§ **Directions**: Reproduce the lines exactly, beginning with the line that has "Clone this chart" and ending with the line that has "const H = 401;". Images are left out.

:: Listed records

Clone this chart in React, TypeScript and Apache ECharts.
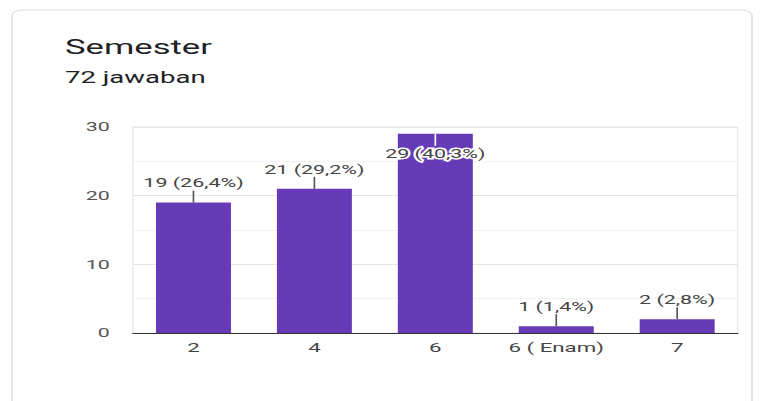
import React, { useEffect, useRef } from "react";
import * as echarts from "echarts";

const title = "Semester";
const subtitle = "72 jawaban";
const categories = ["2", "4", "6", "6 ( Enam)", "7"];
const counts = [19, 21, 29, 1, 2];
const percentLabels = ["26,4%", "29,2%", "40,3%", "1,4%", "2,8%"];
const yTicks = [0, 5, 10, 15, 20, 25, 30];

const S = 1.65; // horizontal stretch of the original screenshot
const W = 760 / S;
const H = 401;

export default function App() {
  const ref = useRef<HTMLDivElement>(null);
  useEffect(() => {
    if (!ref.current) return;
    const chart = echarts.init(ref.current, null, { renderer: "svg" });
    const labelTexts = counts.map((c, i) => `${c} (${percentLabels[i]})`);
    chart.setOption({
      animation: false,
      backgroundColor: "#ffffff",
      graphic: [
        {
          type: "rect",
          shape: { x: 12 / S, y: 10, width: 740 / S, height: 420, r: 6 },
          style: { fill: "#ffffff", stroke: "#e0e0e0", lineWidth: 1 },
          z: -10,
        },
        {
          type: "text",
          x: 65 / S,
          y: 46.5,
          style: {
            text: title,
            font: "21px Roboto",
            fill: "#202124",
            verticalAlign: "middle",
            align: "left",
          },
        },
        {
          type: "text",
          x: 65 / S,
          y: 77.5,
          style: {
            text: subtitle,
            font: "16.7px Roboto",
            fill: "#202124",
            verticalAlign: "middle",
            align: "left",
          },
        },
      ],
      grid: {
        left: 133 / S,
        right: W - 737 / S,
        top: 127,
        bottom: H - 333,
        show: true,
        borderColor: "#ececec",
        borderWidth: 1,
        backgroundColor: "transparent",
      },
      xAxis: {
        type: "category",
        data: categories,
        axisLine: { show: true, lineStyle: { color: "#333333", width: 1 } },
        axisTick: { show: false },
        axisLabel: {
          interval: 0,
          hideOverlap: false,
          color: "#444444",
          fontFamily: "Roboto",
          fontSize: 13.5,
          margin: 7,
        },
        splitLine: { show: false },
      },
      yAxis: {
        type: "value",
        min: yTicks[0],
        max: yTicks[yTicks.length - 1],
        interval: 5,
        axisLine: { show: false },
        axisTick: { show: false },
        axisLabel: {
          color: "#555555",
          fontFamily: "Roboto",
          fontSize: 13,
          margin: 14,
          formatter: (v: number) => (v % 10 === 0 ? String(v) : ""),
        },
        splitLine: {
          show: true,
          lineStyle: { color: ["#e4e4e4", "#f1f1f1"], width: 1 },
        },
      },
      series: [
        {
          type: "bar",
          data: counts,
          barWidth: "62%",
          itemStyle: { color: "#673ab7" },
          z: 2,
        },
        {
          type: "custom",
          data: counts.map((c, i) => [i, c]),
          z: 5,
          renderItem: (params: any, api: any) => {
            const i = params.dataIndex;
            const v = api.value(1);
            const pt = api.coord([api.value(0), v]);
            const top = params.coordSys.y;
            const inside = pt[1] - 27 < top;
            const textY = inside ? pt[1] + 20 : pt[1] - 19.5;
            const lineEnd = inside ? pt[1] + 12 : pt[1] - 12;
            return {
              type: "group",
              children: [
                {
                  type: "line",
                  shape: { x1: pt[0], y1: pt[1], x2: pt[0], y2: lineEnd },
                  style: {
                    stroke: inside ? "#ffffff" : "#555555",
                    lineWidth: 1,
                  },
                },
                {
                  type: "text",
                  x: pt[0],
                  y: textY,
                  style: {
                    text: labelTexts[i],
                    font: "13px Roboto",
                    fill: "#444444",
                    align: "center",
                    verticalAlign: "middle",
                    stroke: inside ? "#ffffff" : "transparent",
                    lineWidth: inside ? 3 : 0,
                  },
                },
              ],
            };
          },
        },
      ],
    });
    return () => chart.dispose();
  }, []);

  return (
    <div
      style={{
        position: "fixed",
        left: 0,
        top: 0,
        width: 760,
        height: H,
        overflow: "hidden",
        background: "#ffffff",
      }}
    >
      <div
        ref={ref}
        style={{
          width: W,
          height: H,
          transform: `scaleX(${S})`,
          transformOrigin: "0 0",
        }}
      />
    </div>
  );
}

::::
:: Listed records

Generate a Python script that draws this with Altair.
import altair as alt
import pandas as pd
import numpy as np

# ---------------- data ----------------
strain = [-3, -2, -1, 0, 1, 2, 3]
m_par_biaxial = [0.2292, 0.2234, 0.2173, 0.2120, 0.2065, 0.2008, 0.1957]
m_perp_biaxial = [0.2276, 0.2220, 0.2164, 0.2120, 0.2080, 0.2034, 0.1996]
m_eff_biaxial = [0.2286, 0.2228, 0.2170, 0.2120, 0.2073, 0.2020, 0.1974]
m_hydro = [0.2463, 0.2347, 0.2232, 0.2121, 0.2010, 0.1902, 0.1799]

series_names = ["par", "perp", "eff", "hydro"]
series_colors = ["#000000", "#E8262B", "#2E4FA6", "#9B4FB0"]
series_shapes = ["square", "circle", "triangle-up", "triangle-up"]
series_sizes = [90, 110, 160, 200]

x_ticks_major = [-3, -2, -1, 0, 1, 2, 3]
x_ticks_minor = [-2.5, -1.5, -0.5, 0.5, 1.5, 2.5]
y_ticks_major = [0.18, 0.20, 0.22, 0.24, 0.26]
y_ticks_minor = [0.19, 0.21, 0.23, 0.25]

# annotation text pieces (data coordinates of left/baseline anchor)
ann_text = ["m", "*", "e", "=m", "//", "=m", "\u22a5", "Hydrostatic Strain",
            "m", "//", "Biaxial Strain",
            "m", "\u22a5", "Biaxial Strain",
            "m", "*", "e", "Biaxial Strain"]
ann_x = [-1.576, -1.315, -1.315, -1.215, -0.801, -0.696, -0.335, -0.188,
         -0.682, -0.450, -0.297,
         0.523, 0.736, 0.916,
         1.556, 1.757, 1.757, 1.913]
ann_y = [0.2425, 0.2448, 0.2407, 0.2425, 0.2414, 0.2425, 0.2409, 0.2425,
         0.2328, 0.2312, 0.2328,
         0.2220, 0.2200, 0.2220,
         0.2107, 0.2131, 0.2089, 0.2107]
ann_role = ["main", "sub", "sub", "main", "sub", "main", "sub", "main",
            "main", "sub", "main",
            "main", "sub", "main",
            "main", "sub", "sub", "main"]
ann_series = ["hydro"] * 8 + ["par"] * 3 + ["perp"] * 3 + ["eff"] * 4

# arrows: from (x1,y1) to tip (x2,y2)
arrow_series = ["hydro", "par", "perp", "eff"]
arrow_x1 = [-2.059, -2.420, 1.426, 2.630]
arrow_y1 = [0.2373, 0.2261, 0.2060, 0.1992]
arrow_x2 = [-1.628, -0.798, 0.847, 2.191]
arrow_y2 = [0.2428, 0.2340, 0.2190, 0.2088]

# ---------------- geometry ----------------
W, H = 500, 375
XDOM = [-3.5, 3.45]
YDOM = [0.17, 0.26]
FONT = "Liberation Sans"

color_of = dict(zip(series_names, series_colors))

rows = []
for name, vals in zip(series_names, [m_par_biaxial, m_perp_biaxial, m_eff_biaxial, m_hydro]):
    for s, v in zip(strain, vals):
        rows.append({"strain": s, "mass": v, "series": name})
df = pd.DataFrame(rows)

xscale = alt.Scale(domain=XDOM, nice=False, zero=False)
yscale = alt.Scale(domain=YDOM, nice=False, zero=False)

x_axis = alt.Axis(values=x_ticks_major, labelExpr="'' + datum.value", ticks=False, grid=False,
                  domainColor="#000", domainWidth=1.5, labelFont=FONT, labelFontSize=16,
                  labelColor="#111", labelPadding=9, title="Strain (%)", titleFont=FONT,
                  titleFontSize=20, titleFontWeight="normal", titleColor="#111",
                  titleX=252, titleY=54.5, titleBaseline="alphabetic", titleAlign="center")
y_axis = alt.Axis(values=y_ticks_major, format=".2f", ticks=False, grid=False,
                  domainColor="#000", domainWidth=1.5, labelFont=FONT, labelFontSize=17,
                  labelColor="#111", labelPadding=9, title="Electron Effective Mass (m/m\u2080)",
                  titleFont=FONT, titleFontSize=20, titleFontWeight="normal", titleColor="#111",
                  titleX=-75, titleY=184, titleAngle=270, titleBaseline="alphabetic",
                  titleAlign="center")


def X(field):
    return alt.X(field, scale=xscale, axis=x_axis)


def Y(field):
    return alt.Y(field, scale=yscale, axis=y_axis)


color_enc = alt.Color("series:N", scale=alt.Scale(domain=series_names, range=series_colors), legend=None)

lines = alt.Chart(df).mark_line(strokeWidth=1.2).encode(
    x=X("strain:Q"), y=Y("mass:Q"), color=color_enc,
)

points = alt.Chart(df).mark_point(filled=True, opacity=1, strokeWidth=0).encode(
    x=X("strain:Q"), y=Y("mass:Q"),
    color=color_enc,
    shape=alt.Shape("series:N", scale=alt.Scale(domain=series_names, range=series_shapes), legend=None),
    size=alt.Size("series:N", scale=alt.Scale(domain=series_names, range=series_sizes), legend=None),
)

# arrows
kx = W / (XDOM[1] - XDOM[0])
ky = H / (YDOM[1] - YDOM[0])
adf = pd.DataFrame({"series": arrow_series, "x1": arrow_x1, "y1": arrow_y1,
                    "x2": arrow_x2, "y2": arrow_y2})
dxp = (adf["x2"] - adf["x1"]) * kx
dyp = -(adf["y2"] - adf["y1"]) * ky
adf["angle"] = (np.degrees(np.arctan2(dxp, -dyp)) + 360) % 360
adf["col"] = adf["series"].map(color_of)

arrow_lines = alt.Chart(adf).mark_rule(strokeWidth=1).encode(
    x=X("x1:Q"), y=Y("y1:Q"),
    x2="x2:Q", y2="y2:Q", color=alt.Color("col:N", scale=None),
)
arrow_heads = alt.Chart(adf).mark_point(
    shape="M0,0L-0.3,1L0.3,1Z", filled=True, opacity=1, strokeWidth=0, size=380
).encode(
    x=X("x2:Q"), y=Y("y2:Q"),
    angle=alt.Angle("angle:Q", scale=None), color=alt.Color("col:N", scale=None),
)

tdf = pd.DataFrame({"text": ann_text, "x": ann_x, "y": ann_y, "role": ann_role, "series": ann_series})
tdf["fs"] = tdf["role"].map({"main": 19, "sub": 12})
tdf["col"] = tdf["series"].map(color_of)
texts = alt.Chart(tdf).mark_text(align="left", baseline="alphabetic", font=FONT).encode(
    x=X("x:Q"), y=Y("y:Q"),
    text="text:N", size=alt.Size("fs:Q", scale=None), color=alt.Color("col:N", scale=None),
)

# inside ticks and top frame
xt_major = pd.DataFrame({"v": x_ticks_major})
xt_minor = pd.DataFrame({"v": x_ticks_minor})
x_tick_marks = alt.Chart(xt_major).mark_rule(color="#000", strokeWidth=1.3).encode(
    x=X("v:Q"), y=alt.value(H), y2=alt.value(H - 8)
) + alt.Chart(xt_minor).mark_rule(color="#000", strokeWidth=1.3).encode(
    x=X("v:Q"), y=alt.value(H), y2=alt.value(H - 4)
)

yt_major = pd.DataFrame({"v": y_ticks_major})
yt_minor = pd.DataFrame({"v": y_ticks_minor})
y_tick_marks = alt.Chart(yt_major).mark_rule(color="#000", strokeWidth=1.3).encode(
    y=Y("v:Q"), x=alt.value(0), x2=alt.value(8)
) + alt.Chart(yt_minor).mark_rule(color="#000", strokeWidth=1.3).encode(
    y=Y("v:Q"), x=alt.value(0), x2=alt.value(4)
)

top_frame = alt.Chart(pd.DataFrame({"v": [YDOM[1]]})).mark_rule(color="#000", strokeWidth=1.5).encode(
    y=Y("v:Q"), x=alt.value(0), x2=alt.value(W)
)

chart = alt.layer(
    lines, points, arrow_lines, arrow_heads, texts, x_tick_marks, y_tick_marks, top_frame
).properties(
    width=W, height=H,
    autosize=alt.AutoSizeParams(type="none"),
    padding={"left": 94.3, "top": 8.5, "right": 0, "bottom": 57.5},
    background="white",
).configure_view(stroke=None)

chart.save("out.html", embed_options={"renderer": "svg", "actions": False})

::::

§ **Solved exercise**:
Clone this chart in React, TypeScript and Apache ECharts.
import React, { useEffect, useRef } from "react";
import * as echarts from "echarts";

const title = "Semester";
const subtitle = "72 jawaban";
const categories = ["2", "4", "6", "6 ( Enam)", "7"];
const counts = [19, 21, 29, 1, 2];
const percentLabels = ["26,4%", "29,2%", "40,3%", "1,4%", "2,8%"];
const yTicks = [0, 5, 10, 15, 20, 25, 30];

const S = 1.65; // horizontal stretch of the original screenshot
const W = 760 / S;
const H = 401;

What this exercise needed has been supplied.